It is strange sometimes, being somewhere I never thought that I would be. I never thought that I would be living here for so long, never planned on letting the desert once again become home. It is strange to be surrounded by the faces of kids who I thought that I said goodbye to five and a half years ago, when I first left for college.
It is strange to remember that, ultimately, I am not the one in control.
Because, I would leave tomorrow if I could, that wanderlust in my belly never satisfied with being still for long. Always, a new month rolls along and something in my mind whispers that this could be it, that this could be the time that I leave.
Always, there is the part that wants to be doing something bigger, grander, the part that is never satisfied with the small and the gradual and the steady work of building years of trust. There is the nomad's instinct to move and to move on, leaving a piece of my heart with no intention of ever going back to collect it.

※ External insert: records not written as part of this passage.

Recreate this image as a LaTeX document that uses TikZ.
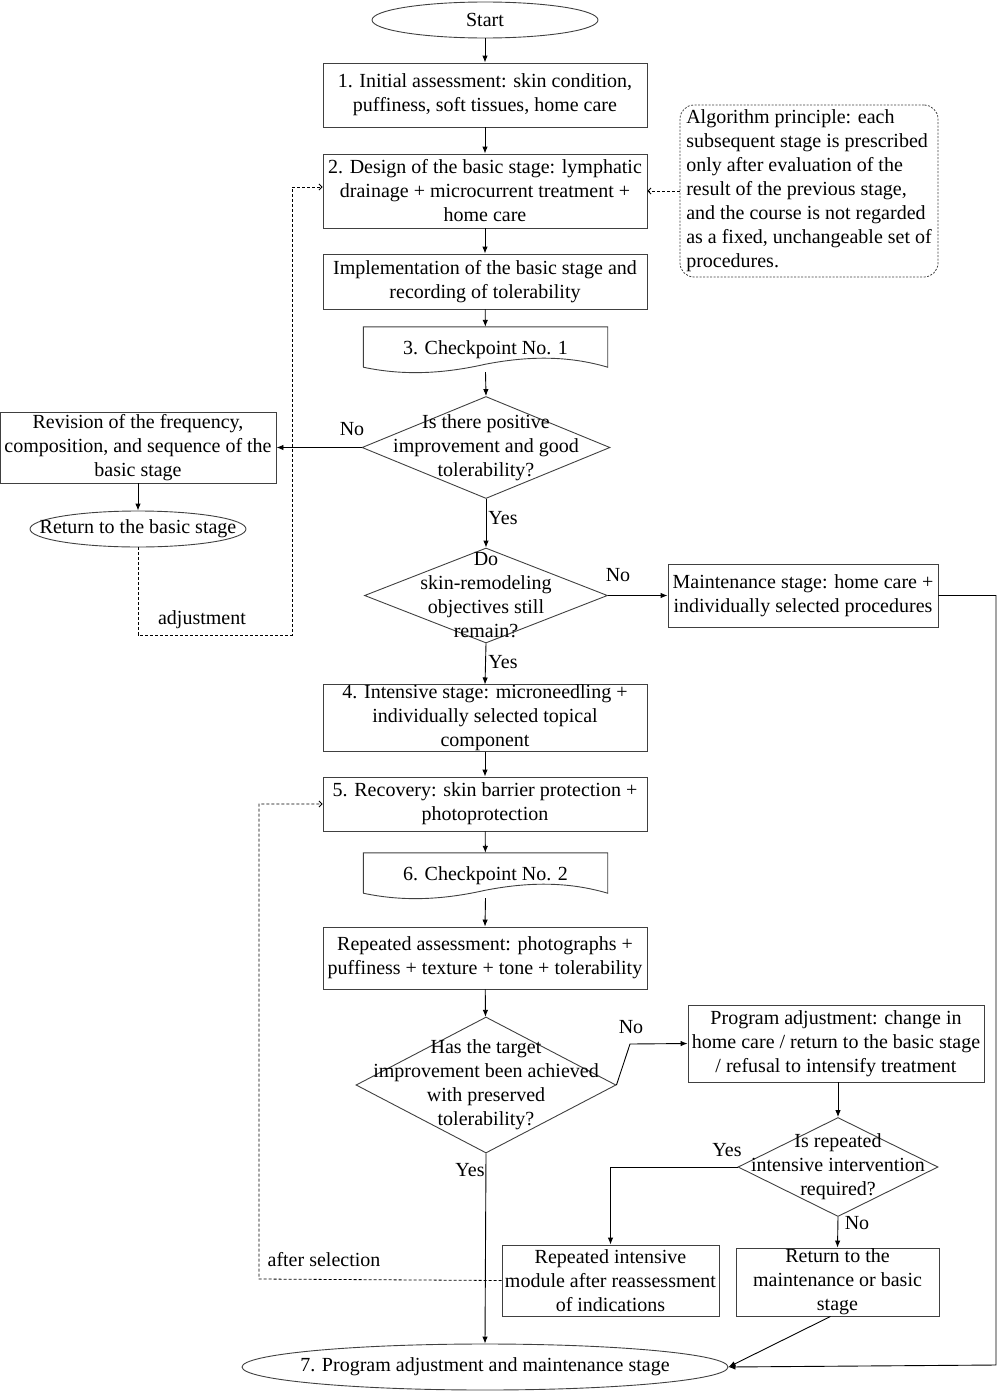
\documentclass[tikz,border=0pt]{standalone}
\usepackage{fontspec}
\setmainfont{Liberation Serif}
\usetikzlibrary{shapes.geometric,arrows.meta,calc}
\begin{document}
\begin{tikzpicture}[x=1pt,y=-1pt,
 every node/.style={font=\fontsize{20}{24}\selectfont},
 box/.style={draw=black!75, line width=0.9pt, rectangle, align=center, inner sep=0pt},
 shapeline/.style={draw=black!75, line width=0.9pt},
 txt/.style={align=center, inner sep=0pt},
 arr/.style={line width=0.9pt, -{Latex[length=7pt,width=5.5pt]}},
 darr/.style={line width=0.8pt, dash pattern=on 3pt off 2pt, -{Straight Barb[length=3pt,width=6pt]}},
 lbl/.style={inner sep=2pt}]
\useasboundingbox (0,0) rectangle (1003,1392);

% main column
\node[shapeline, ellipse, minimum width=226, minimum height=36, inner sep=0pt] (start) at (485,20) {Start};
\node[box, minimum width=324, minimum height=64] (b1) at (485,95) {1. Initial assessment: skin condition,\\puffiness, soft tissues, home care};
\node[box, minimum width=324, minimum height=74] (b2) at (485,191) {2. Design of the basic stage: lymphatic\\drainage + microcurrent treatment +\\home care};
\node[box, minimum width=324, minimum height=55] (impl) at (485,281.5) {Implementation of the basic stage and\\recording of tolerability};
\node[minimum width=244, minimum height=40, inner sep=0pt] (cp1) at (485.5,347) {};
\node[txt] at (485.5,350) {3. Checkpoint No. 1};
\draw[shapeline] (cp1.south west) -- (cp1.north west) -- (cp1.north east) -- (cp1.south east)
  .. controls ($(cp1.south)+(81.5,-12)$) and ($(cp1.south)+(41.5,-11)$) .. ($(cp1.south)+(0,-3)$)
  .. controls ($(cp1.south)+(-40,6)$) and ($(cp1.south)+(-80,9)$) .. (cp1.south west);

\node[shapeline, diamond, minimum width=248, minimum height=102, inner sep=0pt] (d1) at (486,447.5) {};
\node[txt] at (d1) {Is there positive\\improvement and good\\tolerability?};

\node[box, minimum width=276, minimum height=71] (rev) at (138,447.5) {Revision of the frequency,\\composition, and sequence of the\\basic stage};
\node[shapeline, ellipse, minimum width=216, minimum height=36, inner sep=0pt] (ret) at (138,529) {};
\node[txt] at (ret) {Return to the basic stage};

\node[shapeline, diamond, minimum width=243, minimum height=95, inner sep=0pt] (d2) at (486,595.5) {};
\node[txt] at (486,595) {Do\\skin-remodeling\\objectives still\\remain?};

\node[box, minimum width=270, minimum height=63] (maint) at (803,595.5) {Maintenance stage: home care +\\individually selected procedures};

\node[box, minimum width=324, minimum height=66] (b4) at (485,718) {4. Intensive stage: microneedling +\\individually selected topical\\component};
\node[box, minimum width=324, minimum height=54] (b5) at (485,804) {5. Recovery: skin barrier protection +\\photoprotection};
\node[minimum width=244, minimum height=40, inner sep=0pt] (cp2) at (485.5,873) {};
\node[txt] at (485.5,876) {6. Checkpoint No. 2};
\draw[shapeline] (cp2.south west) -- (cp2.north west) -- (cp2.north east) -- (cp2.south east)
  .. controls ($(cp2.south)+(81.5,-12)$) and ($(cp2.south)+(41.5,-11)$) .. ($(cp2.south)+(0,-3)$)
  .. controls ($(cp2.south)+(-40,6)$) and ($(cp2.south)+(-80,9)$) .. (cp2.south west);
\node[box, minimum width=324, minimum height=62] (ra) at (485,958) {Repeated assessment: photographs +\\puffiness + texture + tone + tolerability};

\node[shapeline, diamond, minimum width=260, minimum height=136, inner sep=0pt] (d3) at (486,1085) {};
\node[txt] at (d3) {Has the target\\improvement been achieved\\with preserved\\tolerability?};

\node[box, minimum width=296, minimum height=77] (prog) at (836,1043.5) {Program adjustment: change in\\home care / return to the basic stage\\/ refusal to intensify treatment};
\node[shapeline, diamond, minimum width=200, minimum height=99, inner sep=0pt] (d4) at (838,1167) {};
\node[txt] at (d4) {Is repeated\\intensive intervention\\required?};

\node[box, minimum width=217, minimum height=71] (rep) at (610.5,1280.5) {Repeated intensive\\module after reassessment\\of indications};
\node[box, minimum width=203, minimum height=68] (retm) at (837.5,1282) {Return to the\\maintenance or basic\\stage};

\node[shapeline, ellipse, minimum width=486, minimum height=46, inner sep=0pt] (final) at (485,1367) {};
\node[txt] at (final) {7. Program adjustment and maintenance stage};

\node[draw=black!75, line width=0.8pt, dash pattern=on 2pt off 1.5pt, rounded corners=14pt, minimum width=258, minimum height=172, align=left, inner sep=0pt] (note) at (809,191)
 {Algorithm principle: each\\subsequent stage is prescribed\\only after evaluation of the\\result of the previous stage,\\and the course is not regarded\\as a fixed, unchangeable set of\\procedures.};

% helper coordinates
\coordinate (adjcorner) at (292,635);
\coordinate (selcorner) at (259,1279);
\coordinate (rail) at (996,1365);
\coordinate (nokink) at (630,1044);

% connectors
\draw[arr] (start) -- (b1);
\draw[arr] (b1) -- (b2);
\draw[arr] (b2) -- (impl);
\draw[arr] (impl) -- (cp1);
\draw[arr] ([yshift=-5pt]cp1.south) -- (d1.north);
\draw[arr] (d1.west) -- (rev.east);
\node[lbl] at (352,429) {No};
\draw[arr] (rev) -- (ret);
\draw[darr] (ret.south) |- (adjcorner) |- ([yshift=4pt]b2.west);
\node[lbl] at (202,620) {adjustment};
\draw[arr] (d1.south) -- (d2.north);
\node[lbl] at (503,518) {Yes};
\draw[arr] (d2.east) -- (maint.west);
\node[lbl] at (618,575) {No};
\draw[arr] (maint.east) -| (rail) -- (final.east);
\draw[arr] (d2.south) -- (b4.north);
\node[lbl] at (503,662) {Yes};
\draw[arr] (b4) -- (b5);
\draw[arr] (b5) -- (cp2);
\draw[arr] ([yshift=-5pt]cp2.south) -- (ra.north);
\draw[arr] (ra) -- (d3);
\draw[arr] (d3.south) -- (final.north);
\node[lbl] at (470,1170) {Yes};
\draw[arr] (d3.east) -- (nokink) -- (prog.west);
\node[lbl] at (631,1027) {No};
\draw[arr] (prog.south -| d4.north) -- (d4.north);
\draw[arr] (d4.west) -| (rep.north);
\node[lbl] at (727,1150) {Yes};
\draw[arr] (d4.south) -- (retm.north);
\node[lbl] at (857,1223) {No};
\draw[arr] ([xshift=-7pt]retm.south) -- (final.east);
\draw[darr] (rep.west) -- (selcorner) |- (b5.west);
\node[lbl] at (324,1260) {after selection};
\draw[darr] (note.west) -- (b2.east);
\end{tikzpicture}
\end{document}
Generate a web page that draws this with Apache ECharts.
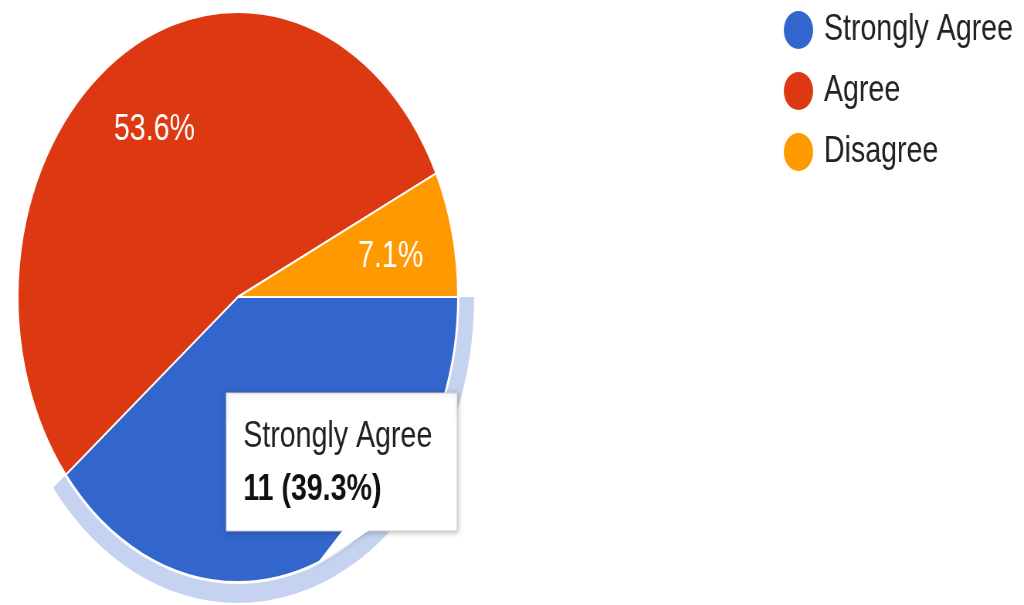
<!DOCTYPE html>
<html><head><meta charset="utf-8">
<script src="https://cdn.jsdelivr.net/npm/echarts@6/dist/echarts.min.js"></script>
<style>
html,body{margin:0;padding:0;background:#fff;overflow:hidden;width:1024px;height:605px}
#chart{width:1326px;height:605px;transform:scaleX(0.7722);transform-origin:0 0;}
</style></head><body><div id="chart"></div>
<script>
const categories = ['Strongly Agree', 'Agree', 'Disagree'];
const counts = [11, 15, 2];
const highlightedIndex = 0;

const palette = ['#3366cc', '#dc3912', '#ff9900'];
const FONT = '"Liberation Sans", Arial, sans-serif';
const total = counts.reduce((a, b) => a + b, 0);
const pct = v => (v / total * 100).toFixed(1) + '%';

const chart = echarts.init(document.getElementById('chart'), null, {renderer: 'canvas'});
const center = [308, 297];

const option = {
  animation: false,
  backgroundColor: '#ffffff',
  legend: {
    orient: 'vertical',
    left: 1010,
    top: 6,
    icon: 'circle',
    itemWidth: 38,
    itemHeight: 38,
    itemGap: 23,
    selectedMode: false,
    itemStyle: {borderWidth: 0},
    textStyle: {fontSize: 37, color: '#222222', fontFamily: FONT, padding: [0, 0, 0, 9]},
    data: categories.map((c, i) => ({name: c, itemStyle: {color: palette[i], borderWidth: 0}}))
  },
  series: [
    {
      type: 'pie',
      center: center,
      radius: [0, 285],
      startAngle: 0,
      clockwise: true,
      silent: true,
      label: {show: false},
      labelLine: {show: false},
      itemStyle: {borderColor: '#ffffff', borderWidth: 2},
      data: categories.map((c, i) => ({name: c, value: counts[i], itemStyle: {color: palette[i]}}))
    },
    {
      type: 'pie',
      center: center,
      radius: [115, 285],
      startAngle: 0,
      clockwise: true,
      silent: true,
      avoidLabelOverlap: false,
      label: {
        show: true, position: 'inside', fontSize: 37, color: '#ffffff', fontFamily: FONT,
        offset: [0, 5],
        formatter: p => pct(p.value)
      },
      labelLine: {show: false},
      itemStyle: {color: 'rgba(0,0,0,0)', borderWidth: 0},
      data: categories.map((c, i) => ({
        name: c, value: counts[i],
        label: {show: i !== highlightedIndex}
      }))
    },
    {
      type: 'pie',
      center: center,
      radius: [287, 306],
      startAngle: 0,
      clockwise: true,
      silent: true,
      label: {show: false},
      labelLine: {show: false},
      itemStyle: {borderWidth: 0},
      data: categories.map((c, i) => ({
        name: c, value: counts[i],
        itemStyle: {color: i === highlightedIndex ? '#c5d3f1' : 'rgba(0,0,0,0)'}
      }))
    }
  ],
  graphic: [
    {
      type: 'group',
      z: 100,
      children: [
        {
          type: 'rect',
          shape: {x: 293, y: 393, width: 299, height: 138},
          style: {fill: '#ffffff', stroke: '#d0d0d0', lineWidth: 1,
                  shadowBlur: 6, shadowColor: 'rgba(0,0,0,0.25)', shadowOffsetX: 1, shadowOffsetY: 1},
          z: 100
        },
        {
          type: 'polygon',
          shape: {points: [[444, 530], [479, 530], [408, 566]]},
          style: {fill: '#ffffff', shadowBlur: 4, shadowColor: 'rgba(0,0,0,0.15)', shadowOffsetX: 1, shadowOffsetY: 1},
          z: 101
        },
        {
          type: 'rect',
          shape: {x: 294, y: 420, width: 297, height: 110},
          style: {fill: '#ffffff'},
          z: 102
        },
        {
          type: 'text',
          x: 315, y: 437,
          style: {text: categories[highlightedIndex], fontSize: 37, fontFamily: FONT,
                  fill: '#222222', verticalAlign: 'middle', align: 'left'},
          z: 103
        },
        {
          type: 'text',
          x: 315, y: 490,
          style: {text: counts[highlightedIndex] + ' (' + pct(counts[highlightedIndex]) + ')',
                  fontSize: 37, fontWeight: 'bold', fontFamily: FONT,
                  fill: '#111111', verticalAlign: 'middle', align: 'left'},
          z: 103
        }
      ]
    }
  ]
};
chart.setOption(option);
</script></body></html>
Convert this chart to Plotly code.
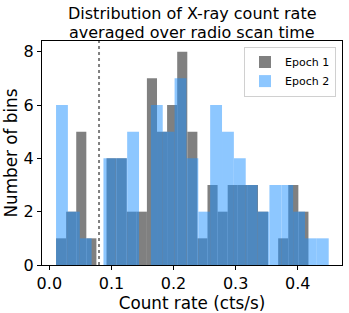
import numpy as np
import plotly.graph_objects as go

# ---- data ----
epoch1_counts = [1, 2, 5, 1, 0, 4, 4, 2, 2, 7, 5, 6, 8, 5, 1, 3, 2, 3, 3, 3, 2, 0, 1, 3, 2]
epoch1_range = [0.0108, 0.4172]
epoch2_counts = [6, 2, 1, 0, 4, 4, 5, 0, 6, 5, 7, 4, 2, 6, 5, 4, 3, 2, 3, 3, 2, 1, 1]
epoch2_range = [0.0108, 0.4498]
threshold = 0.08
series_names = ["Epoch 1", "Epoch 2"]
title_lines = ["Distribution of X-ray count rate", "averaged over radio scan time"]
x_tick_vals = [0.0, 0.1, 0.2, 0.3, 0.4]
y_tick_vals = [0, 2, 4, 6, 8]


def bins(counts, rng):
    edges = np.linspace(rng[0], rng[1], len(counts) + 1)
    centers = (edges[:-1] + edges[1:]) / 2
    widths = np.diff(edges)
    return centers, widths


FONT = "DejaVu Sans"
W, H = 349, 313
ML, MR, MT, MB = 42, 7, 41, 48
PH = H - MT - MB

fig = go.Figure()

c1, w1 = bins(epoch1_counts, epoch1_range)
fig.add_trace(go.Bar(x=c1, y=epoch1_counts, width=w1, name=series_names[0],
                     marker=dict(color="#808080", line=dict(width=0))))
c2, w2 = bins(epoch2_counts, epoch2_range)
fig.add_trace(go.Bar(x=c2, y=epoch2_counts, width=w2, name=series_names[1],
                     marker=dict(color="#1E90FF", line=dict(width=0)), opacity=0.5))

fig.add_shape(type="line", x0=threshold, x1=threshold, xref="x", y0=0, y1=1, yref="paper",
              line=dict(color="#808080", width=2, dash="dot"))

# two-line title
for text, ypix in zip(title_lines, [13.5, 32]):
    fig.add_annotation(text=text, xref="paper", x=0.5, xanchor="center",
                       yref="paper", y=(H - MB - ypix) / PH, yanchor="middle",
                       showarrow=False, font=dict(family=FONT, size=16, color="black"))

axis_common = dict(showline=True, linecolor="black", linewidth=1, mirror=True,
                   ticks="outside", ticklen=4, tickcolor="black", showgrid=False, zeroline=False,
                   automargin=False,
                   tickfont=dict(family=FONT, size=16, color="black"))

fig.update_layout(
    width=W, height=H,
    margin=dict(l=ML, r=MR, t=MT, b=MB, autoexpand=False),
    barmode="overlay",
    plot_bgcolor="white", paper_bgcolor="white",
    font=dict(family=FONT, color="black"),
    xaxis=dict(range=[-0.0118, 0.4712], tickvals=x_tick_vals, tickformat=".1f",
               title=dict(text="Count rate (cts/s)", font=dict(family=FONT, size=16.8), standoff=2),
               **axis_common),
    yaxis=dict(range=[0, 8.4], tickvals=y_tick_vals,
               title=dict(text="Number of bins", font=dict(family=FONT, size=16.8), standoff=1),
               **axis_common),
    legend=dict(x=0.98, y=0.975, xanchor="right", yanchor="top",
                bgcolor="rgba(255,255,255,0.8)", bordercolor="#d0d0d0", borderwidth=1,
                font=dict(family=FONT, size=11, color="black"), itemwidth=30,
                tracegroupgap=0),
    showlegend=True,
)

fig.write_html("out.html", post_script="document.body.style.margin='0';",
               config={"displayModeBar": False})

There are the plans built on clouds and old prophesy, scraps of paper and hours of internet searches. There is the knowledge building up, waiting.
And yet, He has a better way.
So, it is strange, but it is also beautiful.
It is beautiful when I can stand in the resource room, preparing for elementary Sunday school and talking with middle schoolers, while a high schooler tugs on my arm and reminds me of the application that we have to finish filling out. The one so that we can go back to work at a camp for foster kids where I was first her counselor.
When a sixth grader sneaks up to poke me in the sides during game or bump into me during worship, much as he did as a kindergartener and fourth and fifth grader, and when I take an eighth grader's hand to spin around during music.
When we sit on the floor to listen to a speaker and they are curled in so tight that their feet are over mine and under my legs and folded knees are against my hip without thinking. When they reach my shoulder now, rather than my elbow, all lanky little boy and blushing shyness. When they still find me before they do anything else.
When I teach Sunday school with seniors whose kindergarten class I once volunteered in and talk about Haiti with a sixteen year old, knowing that I was a flower girl in his parents' wedding. When my school kids are at church and my church kids are at school.
When my discontent is silenced by His quiet whisper that I will move on when it is time and not a moment sooner. When I can trust that His way is better.
Then it is strange, and it is beautiful.